McAuliffe and Cuccinelli have a few things in common. They both are politically ambitious. Both are Catholic, and each has a large family (Cuccinelli has seven children, McAuliffe five). Each has a law degree (Cuccinelli from George Mason, McAuliffe from Georgetown), and neither man is a native Virginian — McAuliffe was born in New York, while Cuccinelli was born in New Jersey. But McAuliffe is the smooth, glad-handing, back-slapping, story-telling political insider that Cuccinelli is not.
Though McAuliffe is engaging and entertaining, some will regard him as a caricature of a politician: an overly slick, wealthy insider who wants to be elected to some office — any office — merely to validate his importance, extend his influence and satisfy his own ego.
The former DNC chairman served as co-chairman of President Bill Clinton’s re-election campaign and chairman of Hillary Rodham Clinton’s, and he is widely regarded as more comfortable mining the offices of K Street and the restaurants of the nation’s capital for campaign contributions than relating to average folks in Culpeper County or Southwest Virginia.

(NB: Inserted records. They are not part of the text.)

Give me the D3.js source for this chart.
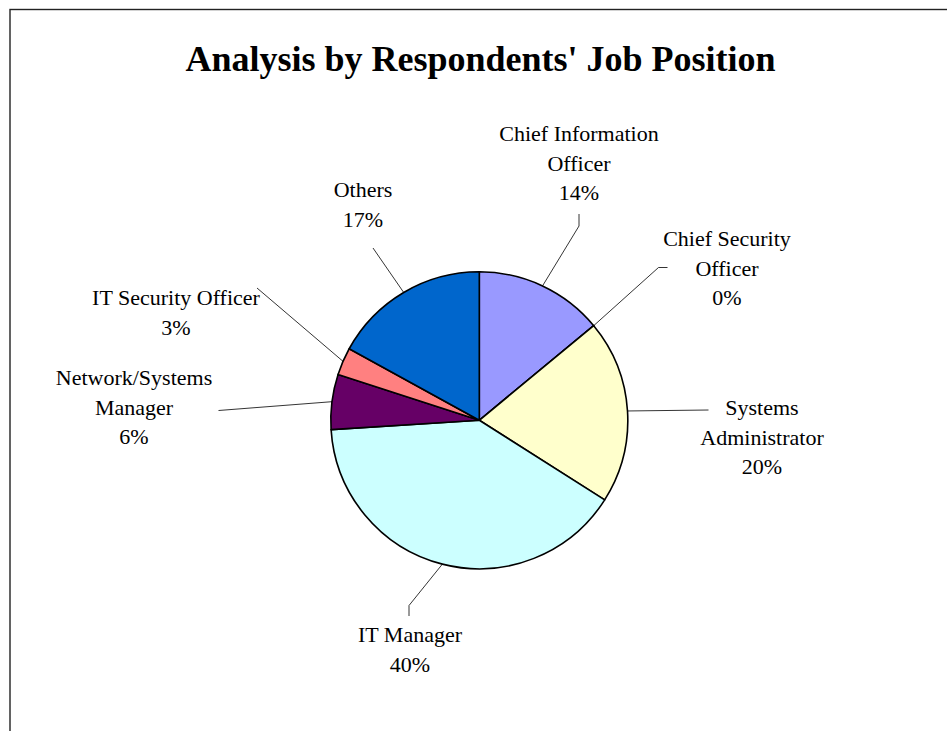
<!DOCTYPE html>
<html>
<head>
<meta charset="utf-8">
<script src="https://cdn.jsdelivr.net/npm/d3@7/dist/d3.min.js"></script>
<style>
  html, body { margin: 0; padding: 0; background: #fff; }
  svg { display: block; }
  text { font-family: "Liberation Serif", "Times New Roman", serif; fill: #000; }
</style>
</head>
<body>
<svg id="chart" width="947" height="731"></svg>
<script>
// Survey breakdown of respondents by job position (percent of respondents)
const categories = [
  "Chief Information Officer",
  "Chief Security Officer",
  "Systems Administrator",
  "IT Manager",
  "Network/Systems Manager",
  "IT Security Officer",
  "Others"
];
const shares = [14, 0, 20, 40, 6, 3, 17];
const sliceColors = ["#9999FF", "#993366", "#FFFFCC", "#CCFFFF", "#660066", "#FF8080", "#0066CC"];
const labelLines = [
  ["Chief Information", "Officer"],
  ["Chief Security", "Officer"],
  ["Systems", "Administrator"],
  ["IT Manager"],
  ["Network/Systems", "Manager"],
  ["IT Security Officer"],
  ["Others"]
];
const chartTitle = "Analysis by Respondents' Job Position";

// Placement of each data label block and the bend points of its leader line
const labelLayout = {
  "Chief Information Officer": { x: 579, y: 141, leader: [[579, 226], [579, 214]] },
  "Chief Security Officer":    { x: 727, y: 246, leader: [[658.5, 267.5], [667.5, 267.5]] },
  "Systems Administrator":     { x: 762, y: 415, leader: [[708.5, 410]] },
  "IT Manager":                { x: 410, y: 642, leader: [[409, 605.5], [409, 616]] },
  "Network/Systems Manager":   { x: 134, y: 385, leader: [[218.5, 410.5]] },
  "IT Security Officer":       { x: 176, y: 305, leader: [[257, 288]] },
  "Others":                    { x: 363, y: 197, leader: [[373, 248]] }
};

const svg = d3.select("#chart");
const cx = 479.3, cy = 420.3, radius = 148.5;
const lineGap = 29.5;

// Chart area border (runs past the right and bottom edges of the view)
svg.append("rect")
  .attr("x", 10).attr("y", 9.5)
  .attr("width", 1200).attr("height", 1200)
  .attr("fill", "none")
  .attr("stroke", "#222")
  .attr("stroke-width", 1.4);

svg.append("text")
  .attr("x", 480.5).attr("y", 71)
  .attr("text-anchor", "middle")
  .attr("font-size", 36)
  .attr("font-weight", "bold")
  .text(chartTitle);

const data = categories.map((c, i) => ({ name: c, value: shares[i], color: sliceColors[i], lines: labelLines[i] }));

const pie = d3.pie().value(d => d.value).sort(null).startAngle(0).endAngle(2 * Math.PI);
const arcs = pie(data);
const arc = d3.arc().innerRadius(0).outerRadius(radius);
const edge = d3.arc().innerRadius(radius).outerRadius(radius);

const g = svg.append("g").attr("transform", `translate(${cx},${cy})`);

g.selectAll("path.slice")
  .data(arcs)
  .join("path")
  .attr("class", "slice")
  .attr("d", arc)
  .attr("fill", d => d.data.color)
  .attr("stroke", "#000")
  .attr("stroke-width", 1.6)
  .attr("stroke-linejoin", "round");

// Leader lines from each slice's rim midpoint to its label
const line = d3.line();
svg.selectAll("path.leader")
  .data(arcs)
  .join("path")
  .attr("class", "leader")
  .attr("d", d => {
    const [ex, ey] = edge.centroid(d);
    const pts = [[cx + ex, cy + ey]].concat(labelLayout[d.data.name].leader);
    return line(pts);
  })
  .attr("fill", "none")
  .attr("stroke", "#000")
  .attr("stroke-width", 0.8);

// Data labels: category name lines followed by the percentage
const fmt = d3.format(".0%");
const labels = svg.selectAll("text.label")
  .data(arcs)
  .join("text")
  .attr("class", "label")
  .attr("text-anchor", "middle")
  .attr("font-size", 22);

labels.each(function (d) {
  const pos = labelLayout[d.data.name];
  const rows = d.data.lines.concat([fmt(d.data.value / d3.sum(shares))]);
  d3.select(this).selectAll("tspan")
    .data(rows)
    .join("tspan")
    .attr("x", pos.x)
    .attr("y", (r, i) => pos.y + i * lineGap)
    .text(r => r);
});
</script>
</body>
</html>
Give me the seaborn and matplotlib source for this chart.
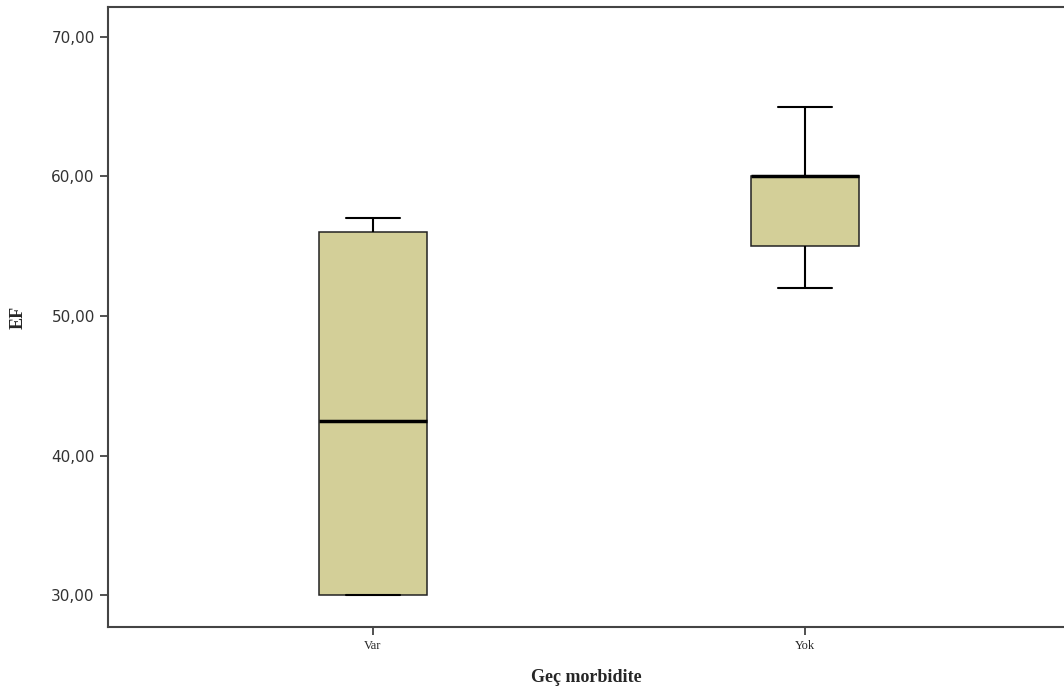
import pandas as pd
import numpy as np
import matplotlib.pyplot as plt
import seaborn as sns

# Raw EF values per group (chosen to give the quartiles)
groups = ['Var', 'Yok']
ef_var = [30, 30, 30, 30, 55, 56, 56, 57]
ef_yok = [52, 55, 55, 60, 60, 60, 60, 65]
y_ticks = [30, 40, 50, 60, 70]
y_tick_labels = ['30,00', '40,00', '50,00', '60,00', '70,00']

df = pd.DataFrame({
    'Geç morbidite': [groups[0]] * len(ef_var) + [groups[1]] * len(ef_yok),
    'EF': ef_var + ef_yok,
})

sns.set_style('white')

fig = plt.figure(figsize=(10.64, 6.91), dpi=100)
ax = fig.add_axes([0.1015, 0.0926, 0.8985, 0.8973])

sns.boxplot(data=df, x='Geç morbidite', y='EF', order=groups, ax=ax,
            width=0.25, color='#d3cf98', whis=np.inf, saturation=1,
            linewidth=1.1, linecolor='#222222',
            medianprops={'color': 'black', 'linewidth': 2.5},
            whiskerprops={'color': 'black', 'linewidth': 1.5},
            capprops={'color': 'black', 'linewidth': 1.5})

ax.set_xlim(-0.613, 1.6)
ax.set_ylim(27.71, 72.15)
ax.set_yticks(y_ticks)
ax.set_yticklabels(y_tick_labels, fontsize=11, color='#333333', family='DejaVu Sans')
ax.set_xticks([0, 1])
ax.set_xticklabels(groups, fontsize=9, family='Liberation Serif')
ax.tick_params(axis='both', length=6, width=1.2, color='#333333', direction='out',
               left=True, bottom=True)

ax.set_xlabel('Geç morbidite', fontsize=13, fontweight='bold', family='Liberation Serif',
              labelpad=12)
ax.set_ylabel('EF', fontsize=13, fontweight='bold', family='Liberation Serif', labelpad=18)

for side in ['left', 'bottom', 'top']:
    ax.spines[side].set_color('#444444')
    ax.spines[side].set_linewidth(1.5)
ax.spines['right'].set_visible(False)

fig.savefig('out.png', dpi=100)
plt.close(fig)
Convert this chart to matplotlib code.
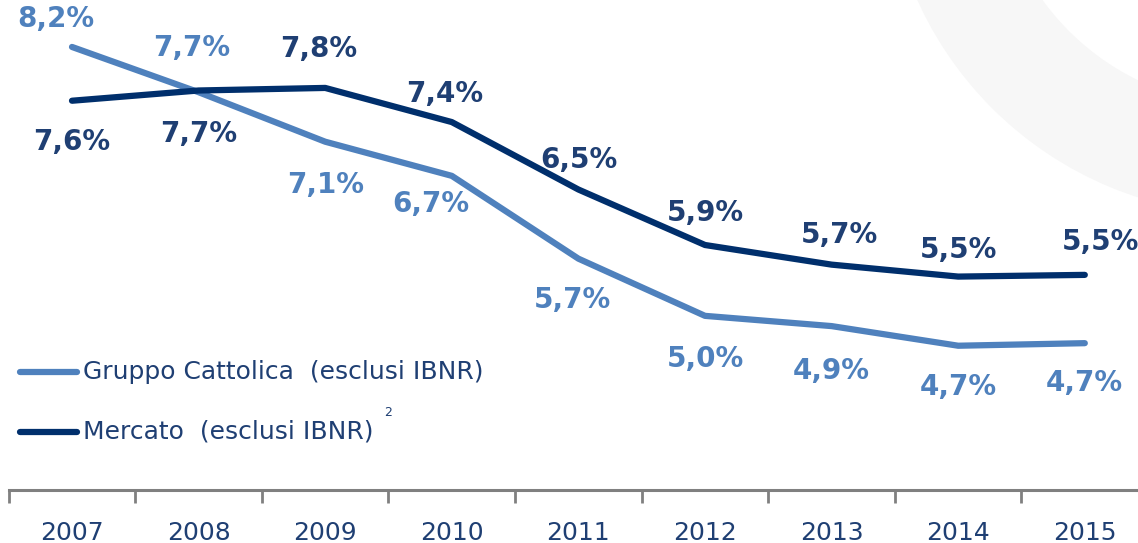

McAuliffe has also done something that Cuccinelli never has: lost an election. The Democratic hopeful ran a surprisingly weak second in the 2009 Democratic gubernatorial primary, even though numerous polls showed him as the clear front-runner just three weeks out.
One veteran political strategist argued that McAuliffe’s numbers sank the more he appeared on television, speculating that Virginia voters simply liked him less the more they saw him.
Supporters of Cuccinelli, who is running even with McAuliffe in a recent Quinnipiac University poll, argue that he will have plenty of resources, in part, because both the Republican Governors Association and the Republican National Committee will make sure of that. And they note that going back to 1977, Virginia voters have elected the governor from the party not holding the White House, a trend that favors the Republican nominee this time.
Both assertions are true. But they may be irrelevant. Virginia, you see, is changing.